>> BEGIN Raw data

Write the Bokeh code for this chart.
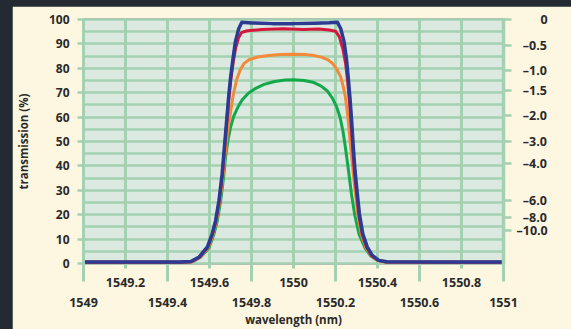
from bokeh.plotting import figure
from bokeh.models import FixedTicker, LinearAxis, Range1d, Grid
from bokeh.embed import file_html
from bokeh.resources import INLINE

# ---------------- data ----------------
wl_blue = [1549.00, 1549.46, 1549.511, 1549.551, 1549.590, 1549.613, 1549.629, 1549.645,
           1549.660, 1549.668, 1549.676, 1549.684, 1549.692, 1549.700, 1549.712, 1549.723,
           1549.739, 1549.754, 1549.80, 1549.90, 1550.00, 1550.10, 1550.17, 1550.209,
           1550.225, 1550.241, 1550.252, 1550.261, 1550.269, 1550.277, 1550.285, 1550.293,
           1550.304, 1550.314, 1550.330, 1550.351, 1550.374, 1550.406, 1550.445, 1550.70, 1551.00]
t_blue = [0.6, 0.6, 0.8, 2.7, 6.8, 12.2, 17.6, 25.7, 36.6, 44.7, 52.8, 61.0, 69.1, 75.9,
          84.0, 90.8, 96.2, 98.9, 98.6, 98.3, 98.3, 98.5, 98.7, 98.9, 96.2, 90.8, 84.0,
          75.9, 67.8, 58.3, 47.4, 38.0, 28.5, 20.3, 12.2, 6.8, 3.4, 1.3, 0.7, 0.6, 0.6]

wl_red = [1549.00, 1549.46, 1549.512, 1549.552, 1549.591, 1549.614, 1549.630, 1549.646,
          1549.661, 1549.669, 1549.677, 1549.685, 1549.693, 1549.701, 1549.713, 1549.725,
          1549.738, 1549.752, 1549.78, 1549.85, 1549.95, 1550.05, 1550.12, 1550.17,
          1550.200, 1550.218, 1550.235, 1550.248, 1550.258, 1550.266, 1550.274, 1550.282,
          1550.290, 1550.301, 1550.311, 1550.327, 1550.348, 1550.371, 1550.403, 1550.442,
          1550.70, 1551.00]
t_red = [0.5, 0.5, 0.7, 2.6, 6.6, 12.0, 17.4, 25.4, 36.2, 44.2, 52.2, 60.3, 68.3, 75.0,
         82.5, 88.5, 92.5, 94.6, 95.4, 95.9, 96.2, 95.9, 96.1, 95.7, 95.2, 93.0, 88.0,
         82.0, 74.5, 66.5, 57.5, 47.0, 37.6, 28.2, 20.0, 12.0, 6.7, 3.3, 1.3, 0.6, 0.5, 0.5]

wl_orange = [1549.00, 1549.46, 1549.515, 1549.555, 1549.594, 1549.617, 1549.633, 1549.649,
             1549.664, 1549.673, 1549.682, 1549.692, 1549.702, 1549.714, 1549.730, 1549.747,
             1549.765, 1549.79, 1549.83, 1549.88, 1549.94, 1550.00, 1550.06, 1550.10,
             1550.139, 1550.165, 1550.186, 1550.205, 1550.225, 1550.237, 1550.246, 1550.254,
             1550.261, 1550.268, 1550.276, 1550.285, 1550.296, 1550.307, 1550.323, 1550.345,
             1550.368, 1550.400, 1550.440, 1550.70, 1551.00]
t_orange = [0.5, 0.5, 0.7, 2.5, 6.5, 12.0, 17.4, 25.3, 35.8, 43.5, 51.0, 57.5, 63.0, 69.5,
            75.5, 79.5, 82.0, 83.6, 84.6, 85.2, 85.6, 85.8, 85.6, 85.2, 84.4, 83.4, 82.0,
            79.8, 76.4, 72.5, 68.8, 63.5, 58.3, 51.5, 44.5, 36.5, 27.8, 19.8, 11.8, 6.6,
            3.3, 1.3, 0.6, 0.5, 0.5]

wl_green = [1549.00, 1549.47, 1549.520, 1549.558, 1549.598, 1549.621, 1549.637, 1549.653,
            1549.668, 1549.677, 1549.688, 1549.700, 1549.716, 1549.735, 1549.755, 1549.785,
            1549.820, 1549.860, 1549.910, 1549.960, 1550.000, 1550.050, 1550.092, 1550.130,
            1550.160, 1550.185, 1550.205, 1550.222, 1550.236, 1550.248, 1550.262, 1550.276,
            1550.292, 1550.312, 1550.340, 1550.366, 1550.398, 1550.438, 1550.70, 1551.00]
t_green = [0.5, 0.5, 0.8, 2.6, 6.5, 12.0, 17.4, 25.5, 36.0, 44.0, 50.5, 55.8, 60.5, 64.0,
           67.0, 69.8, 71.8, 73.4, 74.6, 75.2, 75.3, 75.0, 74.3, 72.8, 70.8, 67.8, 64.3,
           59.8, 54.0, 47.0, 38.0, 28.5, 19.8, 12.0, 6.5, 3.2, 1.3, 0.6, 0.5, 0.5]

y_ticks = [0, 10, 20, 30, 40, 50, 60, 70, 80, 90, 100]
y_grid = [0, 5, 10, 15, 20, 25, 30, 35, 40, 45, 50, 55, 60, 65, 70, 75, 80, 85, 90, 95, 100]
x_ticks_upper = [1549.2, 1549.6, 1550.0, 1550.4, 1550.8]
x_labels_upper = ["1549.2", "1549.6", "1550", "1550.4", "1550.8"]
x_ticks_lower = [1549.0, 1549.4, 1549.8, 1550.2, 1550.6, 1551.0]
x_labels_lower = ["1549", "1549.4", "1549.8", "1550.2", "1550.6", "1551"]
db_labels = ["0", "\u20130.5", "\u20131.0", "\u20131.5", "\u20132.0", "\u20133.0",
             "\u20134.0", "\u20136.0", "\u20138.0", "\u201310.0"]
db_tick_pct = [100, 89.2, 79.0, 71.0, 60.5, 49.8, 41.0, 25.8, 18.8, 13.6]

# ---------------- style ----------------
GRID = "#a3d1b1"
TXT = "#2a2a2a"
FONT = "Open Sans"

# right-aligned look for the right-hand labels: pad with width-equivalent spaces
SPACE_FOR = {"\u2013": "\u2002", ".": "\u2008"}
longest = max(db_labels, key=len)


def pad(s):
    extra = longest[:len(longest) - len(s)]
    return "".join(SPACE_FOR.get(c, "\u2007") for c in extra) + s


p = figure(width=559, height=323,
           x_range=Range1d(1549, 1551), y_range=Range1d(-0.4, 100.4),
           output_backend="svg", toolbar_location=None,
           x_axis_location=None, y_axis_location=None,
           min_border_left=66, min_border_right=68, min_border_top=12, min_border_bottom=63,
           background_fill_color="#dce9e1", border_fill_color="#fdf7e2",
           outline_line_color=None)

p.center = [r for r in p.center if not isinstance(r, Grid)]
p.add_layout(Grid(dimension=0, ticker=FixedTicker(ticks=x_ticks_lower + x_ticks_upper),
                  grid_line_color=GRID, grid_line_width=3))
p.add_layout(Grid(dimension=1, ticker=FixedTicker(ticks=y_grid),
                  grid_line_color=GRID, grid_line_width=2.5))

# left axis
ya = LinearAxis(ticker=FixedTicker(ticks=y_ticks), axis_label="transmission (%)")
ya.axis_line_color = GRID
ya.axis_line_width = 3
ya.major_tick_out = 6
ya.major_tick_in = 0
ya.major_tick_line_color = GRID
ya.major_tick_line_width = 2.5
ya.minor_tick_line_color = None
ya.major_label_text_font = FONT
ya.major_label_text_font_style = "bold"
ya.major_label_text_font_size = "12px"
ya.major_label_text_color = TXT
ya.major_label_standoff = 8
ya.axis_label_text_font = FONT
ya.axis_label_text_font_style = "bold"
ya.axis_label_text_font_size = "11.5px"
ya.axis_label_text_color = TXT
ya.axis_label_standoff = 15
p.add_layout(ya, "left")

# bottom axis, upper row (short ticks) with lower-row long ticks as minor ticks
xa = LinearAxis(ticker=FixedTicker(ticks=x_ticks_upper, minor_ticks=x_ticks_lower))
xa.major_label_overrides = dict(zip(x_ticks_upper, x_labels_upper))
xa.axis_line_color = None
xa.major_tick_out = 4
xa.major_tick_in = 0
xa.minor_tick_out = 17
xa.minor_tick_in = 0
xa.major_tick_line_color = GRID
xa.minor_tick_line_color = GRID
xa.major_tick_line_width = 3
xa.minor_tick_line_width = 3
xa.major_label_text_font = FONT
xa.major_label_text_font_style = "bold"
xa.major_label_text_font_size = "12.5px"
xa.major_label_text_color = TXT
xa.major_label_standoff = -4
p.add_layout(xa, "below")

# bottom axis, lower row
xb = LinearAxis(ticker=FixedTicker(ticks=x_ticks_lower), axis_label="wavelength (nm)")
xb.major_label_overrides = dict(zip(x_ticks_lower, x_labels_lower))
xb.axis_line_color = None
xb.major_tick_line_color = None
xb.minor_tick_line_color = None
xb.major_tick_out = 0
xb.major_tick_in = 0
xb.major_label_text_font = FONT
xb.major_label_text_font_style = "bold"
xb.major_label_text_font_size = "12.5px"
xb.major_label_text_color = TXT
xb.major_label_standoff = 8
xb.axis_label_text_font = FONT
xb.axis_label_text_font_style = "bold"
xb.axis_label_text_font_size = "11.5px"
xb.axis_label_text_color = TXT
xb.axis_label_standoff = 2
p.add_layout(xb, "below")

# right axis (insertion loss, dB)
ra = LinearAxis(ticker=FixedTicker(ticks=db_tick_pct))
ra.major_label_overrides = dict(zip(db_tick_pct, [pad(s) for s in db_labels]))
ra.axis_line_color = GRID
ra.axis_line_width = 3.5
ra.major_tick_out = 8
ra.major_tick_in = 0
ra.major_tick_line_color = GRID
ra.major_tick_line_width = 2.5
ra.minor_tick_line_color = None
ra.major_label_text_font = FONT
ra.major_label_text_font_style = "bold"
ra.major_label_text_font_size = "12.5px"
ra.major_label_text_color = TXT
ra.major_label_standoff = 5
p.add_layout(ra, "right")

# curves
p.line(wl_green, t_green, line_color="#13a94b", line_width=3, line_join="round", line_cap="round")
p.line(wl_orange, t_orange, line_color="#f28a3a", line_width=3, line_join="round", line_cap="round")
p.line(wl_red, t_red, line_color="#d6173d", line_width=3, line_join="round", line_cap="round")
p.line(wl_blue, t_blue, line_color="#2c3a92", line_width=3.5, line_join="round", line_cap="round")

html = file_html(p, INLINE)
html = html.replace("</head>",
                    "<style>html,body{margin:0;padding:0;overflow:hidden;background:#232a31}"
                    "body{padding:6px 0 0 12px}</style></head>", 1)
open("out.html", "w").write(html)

>> END Raw data

● **What the exercise asks**
Leave the pictures out and please restate exactly the lines running from the start of the material through the one with "from bokeh.resources import INLINE".

● **Task solution**
Write the Bokeh code for this chart.
from bokeh.plotting import figure
from bokeh.models import FixedTicker, LinearAxis, Range1d, Grid
from bokeh.embed import file_html
from bokeh.resources import INLINE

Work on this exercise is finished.